Toute liste reflète l’état d’esprit de celui qui la commet ; elle en dit long sur les motivations qui le guident dans ses choix ; elle trahit très souvent les influences qu’il a subies ; elle révèle sa capacité, faible ou forte, à résister. Bref, une liste de joueurs qu’un entraîneur compose peut en dire plus long sur lui que tout autre exercice psychanalytique.
Quelques mois seulement avant la Coupe du Monde, Paul Le Guen n’avait-il pas laissé échapper son côté agent de joueurs en appelant sous le drapeau, contre toute attente, deux jeunes gais lurons, au palmarès international étonnamment vierge, des Astres de Douala : Abouna Ndzana et Mabouka Massoussi ? Le premier s’était retrouvé en Autriche dès le lendemain du match amical contre l’Italie à Monaco ; ce qui permit à tout le monde de déceler les visées du sélectionneur breton. Le Guen parti, nos deux génies précoces ont été ravalés dans leur catégorie, ce qui n’est que fort logique.
Revenons à nos deux curiosités de la liste composée par Jacques Songo’o et Omam Biyick pour affronter les Mauriciens. Parmi tant d’autres visages peu connus du public, leurs noms ont sonné comme autant d’alarmes, si ce n’est d’alertes au bon sens. Il s’agit de ceux de Joslain Mayébi, inséré parmi les gardiens de but, et de Franck Songo’o, au milieu de terrain. L’intention ici n’est pas de remettre en cause le talent et le génie qui pourraient habiter ces deux jeunes citoyens. En tant que footballeurs, nul ne peut leur renier l’ambition de frapper à la porte de toute sélection nationale camerounaise. N’est-ce pas le droit de quiconque embrasse le métier de footballeur ? Mais que l’on préfère ces deux-là à des joueurs plus futés et plus aguerris, aux mêmes postes, pose forcément problème.
Une sélection nationale se définissant comme une macédoine des meilleurs joueurs de l’heure à leur poste, il nous semble bien difficile à faire admettre aux incompétents que nous sommes, que Mayébi et Songo’o sont bien meilleurs à leurs postes que Kaméni ou Souleymanou pour le premier, et Alexandre Song ou Emana, pour ce qui est du deuxième. On a beau refusé de rattacher leur appel en sélection avec le seul fait de leur homonymie avec des personnes jouissant d’une certaine influence dans les cercles de décision des Lions indomptables, rien n’y fait : nous sommes bel et bien face à un cas de népotisme. Je connais trop bien David Mayébi, le père de Joslain, pour l’absoudre d’un tel délit.

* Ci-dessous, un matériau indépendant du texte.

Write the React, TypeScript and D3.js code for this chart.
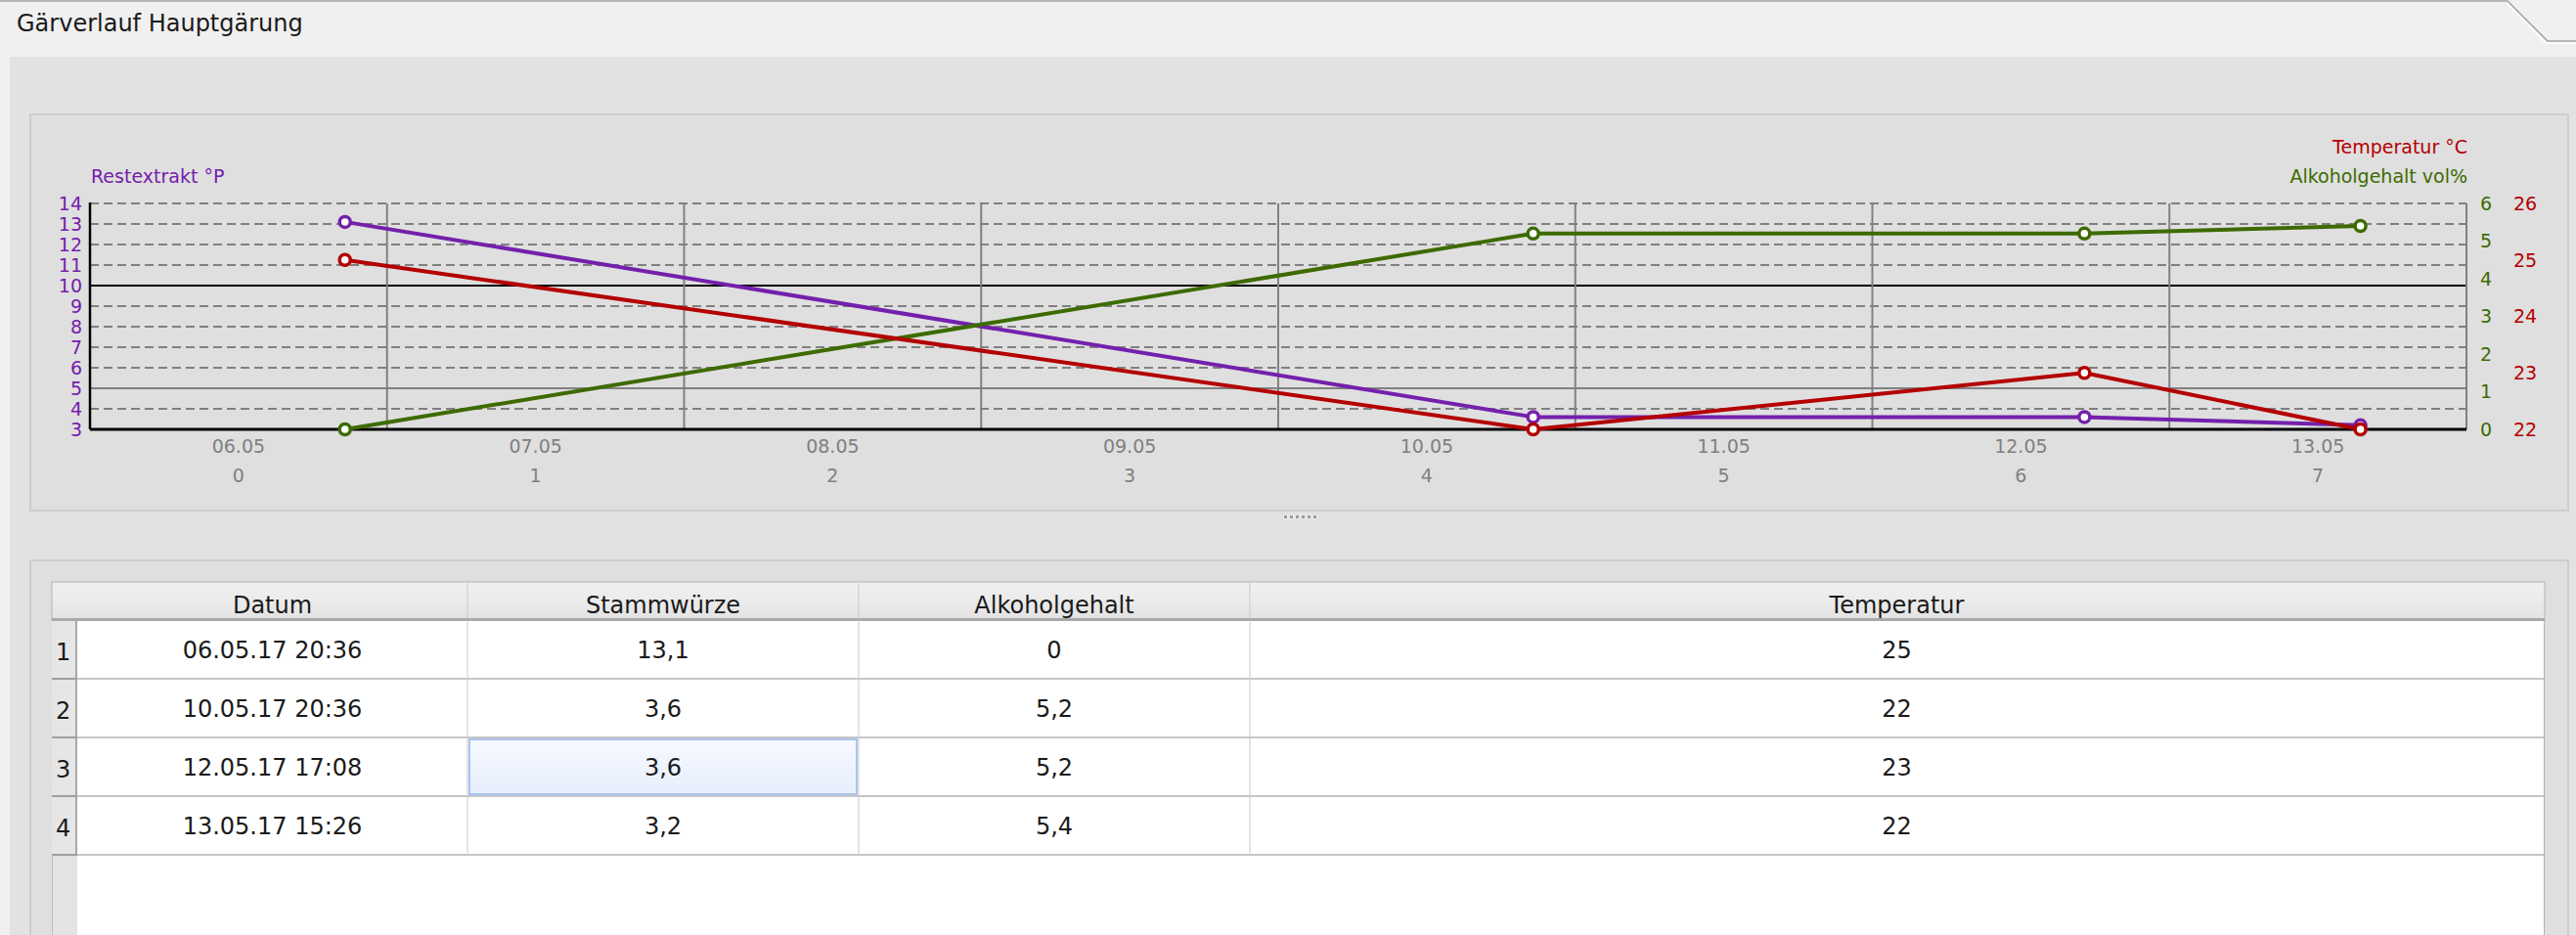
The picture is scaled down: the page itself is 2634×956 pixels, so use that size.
import React from 'react';
import * as d3 from 'd3';

// ---- data ----
const dateStrings = ['06.05.17 20:36', '10.05.17 20:36', '12.05.17 17:08', '13.05.17 15:26'];
const restextrakt = [13.1, 3.6, 3.6, 3.2];
const alkoholgehalt = [0, 5.2, 5.2, 5.4];
const temperatur = [25, 22, 23, 22];
const tableColumns = ['Datum', 'Stammwürze', 'Alkoholgehalt', 'Temperatur'];
const leftTicks = [3, 4, 5, 6, 7, 8, 9, 10, 11, 12, 13, 14];
const greenTicks = [0, 1, 2, 3, 4, 5, 6];
const redTicks = [22, 23, 24, 25, 26];

const W = 2634;
const H = 956;
const FONT = 'DejaVu Sans, Verdana, sans-serif';
const PURPLE = '#7420ac';
const GREEN = '#3d6b00';
const RED = '#b40000';
const GRAY = '#808080';

const parse = d3.timeParse('%d.%m.%y %H:%M');
const dates = dateStrings.map((s) => parse(s) as Date);
const start = d3.timeDay.floor(dates[0]);
const end = d3.timeDay.offset(start, 8);
const days = d3.timeDay.range(start, end);

const PX0 = 92, PX1 = 2522, PY0 = 208, PY1 = 439;
const x = d3.scaleTime().domain([start, end]).range([PX0, PX1]);
const yL = d3.scaleLinear().domain([3, 14]).range([PY1, PY0]);
const yG = d3.scaleLinear().domain([0, 6]).range([PY1, PY0]);
const yR = d3.scaleLinear().domain([22, 26]).range([PY1, PY0]);

const fmtDay = d3.timeFormat('%d.%m');
const fmtNum = (v: number) => String(v).replace('.', ',');

const series = [
  { values: restextrakt, y: yL, color: PURPLE },
  { values: alkoholgehalt, y: yG, color: GREEN },
  { values: temperatur, y: yR, color: RED },
];

// table geometry
const colEdges = [79, 478, 878, 1278, 2601];
const headerTop = 595, headerBottom = 634, rowH = 60;

export default function App() {
  const lineGen = (vals: number[], y: d3.ScaleLinear<number, number>) =>
    d3.line<number>().x((_, i) => x(dates[i])).y((v) => y(v))(vals) || '';

  const rows = dates.map((_, i) => [dateStrings[i], fmtNum(restextrakt[i]), fmtNum(alkoholgehalt[i]), fmtNum(temperatur[i])]);

  return (
    <svg width={W} height={H} style={{ position: 'absolute', left: 0, top: 0, display: 'block' }} fontFamily={FONT}>
      <defs>
        <linearGradient id="hdr" x1="0" y1="0" x2="0" y2="1">
          <stop offset="0" stopColor="#f0f0f0" />
          <stop offset="0.5" stopColor="#ebebeb" />
          <stop offset="1" stopColor="#e2e2e2" />
        </linearGradient>
        <linearGradient id="sel" x1="0" y1="0" x2="0" y2="1">
          <stop offset="0" stopColor="#f6f9ff" />
          <stop offset="1" stopColor="#e7eefc" />
        </linearGradient>
      </defs>
      {/* backgrounds */}
      <rect x={0} y={0} width={W} height={H} fill="#f0f0f0" />
      <path d="M0,1 H2564 L2605,42 H2634" fill="none" stroke="#a3a3a3" strokeWidth={1.5} />
      <path d="M2563,3 L2603,44 H2634" fill="none" stroke="#ffffff" strokeWidth={1.5} />
      <text x={17} y={32} fontSize={24} fill="#1a1a1a">Gärverlauf Hauptgärung</text>
      <rect x={10} y={58} width={W - 10} height={H - 58} fill="#e2e2e2" />

      {/* chart box */}
      <rect x={31} y={117} width={2595} height={405} fill="#dfdfdf" stroke="#cdcdcd" strokeWidth={2} />

      {/* horizontal grid */}
      {leftTicks.filter((v) => v !== 3).map((v) => {
        const solidBlack = v === 10;
        const solidGray = v === 5;
        return (
          <line key={'h' + v} x1={PX0} x2={PX1} y1={yL(v)} y2={yL(v)}
            stroke={solidBlack ? '#000' : GRAY} strokeWidth={2}
            strokeDasharray={solidBlack || solidGray ? undefined : '9,5'} />
        );
      })}
      {/* vertical grid */}
      {days.slice(1).map((d) => (
        <line key={'v' + d.getTime()} x1={x(d)} x2={x(d)} y1={PY0} y2={PY1} stroke={GRAY} strokeWidth={2} />
      ))}
      <line x1={PX1} x2={PX1} y1={PY0} y2={PY1} stroke={GRAY} strokeWidth={2} />
      {/* axes */}
      <line x1={PX0} x2={PX0} y1={PY0 - 1} y2={PY1} stroke="#000" strokeWidth={2.5} />
      <line x1={PX0} x2={PX1} y1={PY1} y2={PY1} stroke="#000" strokeWidth={3} />

      {/* y tick labels */}
      {leftTicks.map((v) => (
        <text key={'l' + v} x={84} y={yL(v)} dy="0.36em" textAnchor="end" fontSize={19} fill={PURPLE}>{v}</text>
      ))}
      {greenTicks.map((v) => (
        <text key={'g' + v} x={2536} y={yG(v)} dy="0.36em" textAnchor="start" fontSize={19} fill={GREEN}>{v}</text>
      ))}
      {redTicks.map((v) => (
        <text key={'r' + v} x={2570} y={yR(v)} dy="0.36em" textAnchor="start" fontSize={19} fill={RED}>{v}</text>
      ))}
      <text x={93} y={187} fontSize={19} fill={PURPLE}>Restextrakt °P</text>
      <text x={2523} y={157} fontSize={19} fill={RED} textAnchor="end">Temperatur °C</text>
      <text x={2523} y={187} fontSize={19} fill={GREEN} textAnchor="end">Alkoholgehalt vol%</text>

      {/* x labels */}
      {days.map((d, i) => {
        const cx = x(d3.timeHour.offset(d, 12));
        return (
          <g key={'x' + i}>
            <text x={cx} y={463} textAnchor="middle" fontSize={19} fill={GRAY}>{fmtDay(d)}</text>
            <text x={cx} y={493} textAnchor="middle" fontSize={19} fill={GRAY}>{i}</text>
          </g>
        );
      })}

      {/* series */}
      {series.map((s, si) => (
        <g key={'s' + si}>
          <path d={lineGen(s.values, s.y)} fill="none" stroke={s.color} strokeWidth={4} strokeLinejoin="round" />
          {s.values.map((v, i) => (
            <circle key={i} cx={x(dates[i])} cy={s.y(v)} r={5.5} fill="#fff" stroke={s.color} strokeWidth={3.5} />
          ))}
        </g>
      ))}

      {/* splitter grip */}
      {d3.range(6).map((i) => (
        <g key={'dot' + i}>
          <rect x={1312 + i * 6} y={526} width={5} height={5} fill="#ececec" />
          <rect x={1313 + i * 6} y={527} width={3} height={3} fill="#9a9a9a" />
        </g>
      ))}

      {/* table box */}
      <rect x={31} y={573} width={2595} height={H - 573 + 10} fill="#dfdfdf" stroke="#cdcdcd" strokeWidth={2} />
      {/* header */}
      <rect x={53} y={headerTop} width={2549} height={headerBottom - headerTop} fill="url(#hdr)" stroke="#b4b4b4" strokeWidth={1} />
      <rect x={53} y={632} width={2549} height={3} fill="#a9a9a9" />
      {colEdges.slice(1, -1).map((cx) => (
        <line key={'hd' + cx} x1={cx} x2={cx} y1={headerTop + 1} y2={632} stroke="#c9c9c9" strokeWidth={1} />
      ))}
      {tableColumns.map((c, ci) => (
        <text key={'hc' + ci} x={(colEdges[ci] + colEdges[ci + 1]) / 2} y={627} textAnchor="middle" fontSize={24} fill="#1a1a1a">{c}</text>
      ))}
      {/* body */}
      <rect x={79} y={635} width={2522} height={H - 635} fill="#ffffff" />
      <line x1={2601.5} x2={2601.5} y1={635} y2={H} stroke="#b0b0b0" strokeWidth={1} />
      <rect x={53} y={635} width={26} height={H - 635} fill="#e3e3e3" />
      <line x1={53.5} x2={53.5} y1={635} y2={H} stroke="#c0c0c0" strokeWidth={1} />
      {rows.map((r, ri) => {
        const top = headerBottom + ri * rowH;
        return (
          <g key={'row' + ri}>
            <rect x={53} y={top + 1} width={25} height={rowH - 1} fill="#e6e6e6" />
            <line x1={78} x2={78} y1={top} y2={top + rowH} stroke="#a8a8a8" strokeWidth={2} />
            <line x1={53} x2={79} y1={top + rowH} y2={top + rowH} stroke="#a0a0a0" strokeWidth={2} />
            <line x1={79} x2={2601} y1={top + rowH} y2={top + rowH} stroke="#c6c6c6" strokeWidth={2} />
            {colEdges.slice(1, -1).map((cx) => (
              <line key={'cv' + cx} x1={cx} x2={cx} y1={top} y2={top + rowH} stroke="#cacaca" strokeWidth={1} />
            ))}
            {ri === 2 && (
              <rect x={480} y={top + 2} width={396} height={rowH - 4} fill="url(#sel)" stroke="#a9c3ef" strokeWidth={2} />
            )}
            <text x={57} y={top + 41} fontSize={24} fill="#1a1a1a">{ri + 1}</text>
            {r.map((cell, ci) => (
              <text key={'c' + ci} x={(colEdges[ci] + colEdges[ci + 1]) / 2} y={top + 39} textAnchor="middle" fontSize={24} fill="#1a1a1a">{cell}</text>
            ))}
          </g>
        );
      })}
    </svg>
  );
}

Qu’il plaise de rappeler ici un principe qui régit les sociétés modernes et démocratiques [bien différentes des monarchies] : l’héritage ou l’ascendance ne garantissent pas forcément le talent, l’intelligence ou la compétence. Même si l’on est « bien né », si l’on descend d’une lignée de footballeurs époustouflants, on n’est pas forcément dépositaire du savoir-faire de ses géniteurs. Le nom seul ne suffit pas. Tous les Pelé n’ont pas ébloui le monde du football, pas plus que Junior Milla ne nous fera rêver comme son illustre père. Eto’o Fils eut il des parents footballeurs ?
Si la tendance ainsi enclenchée guide les sélections à venir des Lions indomptables, que l’on s’attende à une razzia des places par les différents « fils de » qui peuplent les championnats du monde entier et qui, ne pouvant se mesurer à leurs concurrents, en faisant prévaloir leur compétence sur les terrains, n’attendent généralement que le coup de pouce d’un parent influent du ministère de tutelle ou de la Fécafoot pour prétendre à une titularisation. Une telle dérive sifflerait à coup sûr la fin de la promotion par la compétence et le talent, et confinerait au ban tous les « sans nom », les « No name » qui font, depuis des lustres, la grandeur de notre sport en général, et de notre football en particulier.